Por sorte, alguns meses depois, eles tiveram que se mudar, tanto do apartamento quanto do salão. Segundo a síndica do prédio, foram despejados por falta de pagamento de aluguel e de condomínio de ambos os imóveis.

Foi nessa época, de novo transtornado pelo barulho, que fui apresentado por um colega professor à maior maravilha tecnológica da triste e turbulenta era moderna : os protetores auriculares feitos em espuma da 3M. Confeccionados em espuma moldável e expansiva, têm como uso original o de equipamento de proteção individual para pessoas que trabalham em ambientes de ruídos insalubres (acima de 85 dB), como fábricas, pista de aeroportos etc.

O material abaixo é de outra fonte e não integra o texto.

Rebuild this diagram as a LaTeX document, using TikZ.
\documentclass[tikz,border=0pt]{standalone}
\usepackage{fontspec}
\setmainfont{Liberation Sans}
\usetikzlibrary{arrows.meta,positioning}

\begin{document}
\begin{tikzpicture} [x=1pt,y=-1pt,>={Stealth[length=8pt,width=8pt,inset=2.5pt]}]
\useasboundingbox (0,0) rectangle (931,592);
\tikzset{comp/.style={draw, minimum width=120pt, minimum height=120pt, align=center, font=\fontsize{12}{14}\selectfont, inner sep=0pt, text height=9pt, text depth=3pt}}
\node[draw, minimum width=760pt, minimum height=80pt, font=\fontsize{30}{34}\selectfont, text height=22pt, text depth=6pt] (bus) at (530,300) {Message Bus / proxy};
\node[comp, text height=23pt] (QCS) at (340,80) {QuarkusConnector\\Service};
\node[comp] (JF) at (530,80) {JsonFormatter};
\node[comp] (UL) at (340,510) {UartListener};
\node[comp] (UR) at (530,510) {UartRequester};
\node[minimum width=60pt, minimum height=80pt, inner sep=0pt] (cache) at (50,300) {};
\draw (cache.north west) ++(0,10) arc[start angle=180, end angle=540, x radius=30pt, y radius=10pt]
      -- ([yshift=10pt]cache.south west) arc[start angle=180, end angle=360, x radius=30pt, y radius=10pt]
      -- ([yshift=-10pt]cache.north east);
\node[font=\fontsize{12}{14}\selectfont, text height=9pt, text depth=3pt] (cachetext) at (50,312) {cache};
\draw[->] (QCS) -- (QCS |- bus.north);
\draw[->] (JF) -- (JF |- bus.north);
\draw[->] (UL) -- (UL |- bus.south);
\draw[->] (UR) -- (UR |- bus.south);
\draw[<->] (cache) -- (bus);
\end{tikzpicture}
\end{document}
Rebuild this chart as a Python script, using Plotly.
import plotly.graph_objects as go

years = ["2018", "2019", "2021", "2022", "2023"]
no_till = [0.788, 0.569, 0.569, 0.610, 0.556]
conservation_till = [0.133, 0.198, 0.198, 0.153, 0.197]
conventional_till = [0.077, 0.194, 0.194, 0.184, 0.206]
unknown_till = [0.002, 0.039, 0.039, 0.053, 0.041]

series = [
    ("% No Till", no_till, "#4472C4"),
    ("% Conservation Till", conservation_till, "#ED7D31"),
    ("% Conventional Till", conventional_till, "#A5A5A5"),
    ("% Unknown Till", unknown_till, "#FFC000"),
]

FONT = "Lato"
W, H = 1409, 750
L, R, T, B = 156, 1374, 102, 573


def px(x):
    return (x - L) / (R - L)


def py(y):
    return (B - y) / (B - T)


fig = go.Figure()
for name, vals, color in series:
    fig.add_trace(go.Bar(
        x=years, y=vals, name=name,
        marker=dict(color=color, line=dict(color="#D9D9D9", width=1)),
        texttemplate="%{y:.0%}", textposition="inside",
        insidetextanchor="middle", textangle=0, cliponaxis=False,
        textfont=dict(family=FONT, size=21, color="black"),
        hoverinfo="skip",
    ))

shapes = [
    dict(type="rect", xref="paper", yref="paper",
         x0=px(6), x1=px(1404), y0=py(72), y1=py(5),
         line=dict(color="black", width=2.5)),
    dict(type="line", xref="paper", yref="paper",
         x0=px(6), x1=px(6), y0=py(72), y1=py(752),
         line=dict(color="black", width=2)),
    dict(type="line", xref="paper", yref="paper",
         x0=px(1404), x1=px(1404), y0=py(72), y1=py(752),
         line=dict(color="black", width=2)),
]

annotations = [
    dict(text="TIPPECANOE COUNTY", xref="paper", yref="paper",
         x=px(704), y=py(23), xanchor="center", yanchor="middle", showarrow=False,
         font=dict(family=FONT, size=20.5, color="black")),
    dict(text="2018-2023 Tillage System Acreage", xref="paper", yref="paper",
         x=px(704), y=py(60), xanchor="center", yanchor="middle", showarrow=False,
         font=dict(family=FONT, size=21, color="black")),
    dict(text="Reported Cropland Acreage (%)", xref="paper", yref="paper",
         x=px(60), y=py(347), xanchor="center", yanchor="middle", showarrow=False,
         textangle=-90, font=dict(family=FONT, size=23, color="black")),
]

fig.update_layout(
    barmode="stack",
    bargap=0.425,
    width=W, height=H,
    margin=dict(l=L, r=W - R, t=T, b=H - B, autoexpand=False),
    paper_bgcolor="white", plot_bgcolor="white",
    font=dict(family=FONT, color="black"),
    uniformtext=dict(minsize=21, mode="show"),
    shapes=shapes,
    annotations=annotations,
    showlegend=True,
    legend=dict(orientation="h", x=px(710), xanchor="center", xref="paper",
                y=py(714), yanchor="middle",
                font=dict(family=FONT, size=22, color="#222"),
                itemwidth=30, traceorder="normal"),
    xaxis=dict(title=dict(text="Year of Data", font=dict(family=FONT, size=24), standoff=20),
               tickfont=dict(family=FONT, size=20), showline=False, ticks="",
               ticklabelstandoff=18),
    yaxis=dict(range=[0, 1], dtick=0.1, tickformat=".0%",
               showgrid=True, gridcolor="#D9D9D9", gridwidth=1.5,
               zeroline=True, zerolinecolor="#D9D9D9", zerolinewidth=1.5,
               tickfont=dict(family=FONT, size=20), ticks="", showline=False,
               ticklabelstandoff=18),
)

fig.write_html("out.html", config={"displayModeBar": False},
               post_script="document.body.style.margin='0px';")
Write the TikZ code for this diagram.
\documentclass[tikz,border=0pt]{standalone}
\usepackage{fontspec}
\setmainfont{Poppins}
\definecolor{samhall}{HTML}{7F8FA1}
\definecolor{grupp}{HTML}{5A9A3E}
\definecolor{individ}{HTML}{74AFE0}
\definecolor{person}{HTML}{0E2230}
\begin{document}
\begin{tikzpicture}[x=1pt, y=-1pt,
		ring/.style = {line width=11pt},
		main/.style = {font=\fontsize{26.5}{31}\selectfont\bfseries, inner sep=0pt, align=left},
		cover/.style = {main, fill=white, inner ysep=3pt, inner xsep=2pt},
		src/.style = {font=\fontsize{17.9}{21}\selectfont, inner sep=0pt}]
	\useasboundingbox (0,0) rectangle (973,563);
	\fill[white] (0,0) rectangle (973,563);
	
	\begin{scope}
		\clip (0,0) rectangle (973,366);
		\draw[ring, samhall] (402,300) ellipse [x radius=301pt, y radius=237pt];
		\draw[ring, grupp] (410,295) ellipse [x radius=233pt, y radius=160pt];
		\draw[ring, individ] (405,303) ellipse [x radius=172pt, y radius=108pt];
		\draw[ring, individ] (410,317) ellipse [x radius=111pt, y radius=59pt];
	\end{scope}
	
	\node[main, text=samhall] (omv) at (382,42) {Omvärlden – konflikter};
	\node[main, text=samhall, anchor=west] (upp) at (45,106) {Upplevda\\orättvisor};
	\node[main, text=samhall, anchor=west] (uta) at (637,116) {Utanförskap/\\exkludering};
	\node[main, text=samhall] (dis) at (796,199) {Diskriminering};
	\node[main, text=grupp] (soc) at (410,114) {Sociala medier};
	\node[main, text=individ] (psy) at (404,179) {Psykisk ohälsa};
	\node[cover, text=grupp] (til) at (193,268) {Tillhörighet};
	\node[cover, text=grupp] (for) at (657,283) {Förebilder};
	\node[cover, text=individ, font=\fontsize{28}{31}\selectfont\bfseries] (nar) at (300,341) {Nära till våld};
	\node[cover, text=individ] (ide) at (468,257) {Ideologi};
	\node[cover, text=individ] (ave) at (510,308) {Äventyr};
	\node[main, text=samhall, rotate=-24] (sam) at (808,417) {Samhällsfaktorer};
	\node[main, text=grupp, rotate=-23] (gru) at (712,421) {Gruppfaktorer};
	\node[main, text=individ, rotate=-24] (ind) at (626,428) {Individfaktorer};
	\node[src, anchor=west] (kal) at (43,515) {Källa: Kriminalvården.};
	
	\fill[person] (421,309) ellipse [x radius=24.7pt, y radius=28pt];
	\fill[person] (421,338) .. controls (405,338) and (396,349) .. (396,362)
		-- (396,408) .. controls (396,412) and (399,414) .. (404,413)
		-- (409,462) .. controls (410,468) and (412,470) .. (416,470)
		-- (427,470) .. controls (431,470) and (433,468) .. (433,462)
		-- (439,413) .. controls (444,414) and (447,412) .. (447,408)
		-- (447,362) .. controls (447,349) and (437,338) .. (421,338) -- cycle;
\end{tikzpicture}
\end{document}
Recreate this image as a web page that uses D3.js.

Sem muita esperança ou crença na eficiência deles, comprei dois pares numa farmácia e fui testá-los. Seguindo as instruções da embalagem, enrolei-os entre os dedos, espremendo-os até atingirem a espessura necessária a serem introduzidos no ouvido. Uma vez introduzidos, foram se expandido, voltando aos seus volumes originais e bloqueando o ruído externo.

Uma sensação indescritível de alívio. Sem os exageros aos quais eu costumo me dar, o protetor auricular foi um divisor de águas, apresentou-me a um novo mundo, o mundo do silêncio. Todo o barulho desaparece, ou se torna um simples murmúrio. Somos capazes de ouvir nossa própria pulsação, nossos próprios pensamentos. Fico pensando, às vezes, do quanto de sofrimento eu poderia ter me poupado se os tivesse descoberto há mais tempo. Mas como diz o ditado, antes tarde.

Hoje, desde 2020, moro em outro apartamento, no mesmo bairro, apenas algumas quadras acima do anterior, a esposa pegou meio que implicância do antigo pelo fato de não ter elevador e, segundo ela, já estarem a lhe faltar as pernas pra subir três andares carregada de compras, por exemplo.
No atual apartamento, onde estamos desde a pandemia e, espero, que para sempre, não temos grandes problemas com barulho. Mesmo assim, viciei-me nos protetores, uso-os diariamente para dormir, uma vez que sempre tive o sono muito leve. Não saio de casa sem um par deles em hipótese alguma, seja quando vamos para um fim de semana na casa da sogra ou mesmo quando saímos em viagens nas férias.

São a maior invenção anti-humanidade da humanidade de todos os tempos.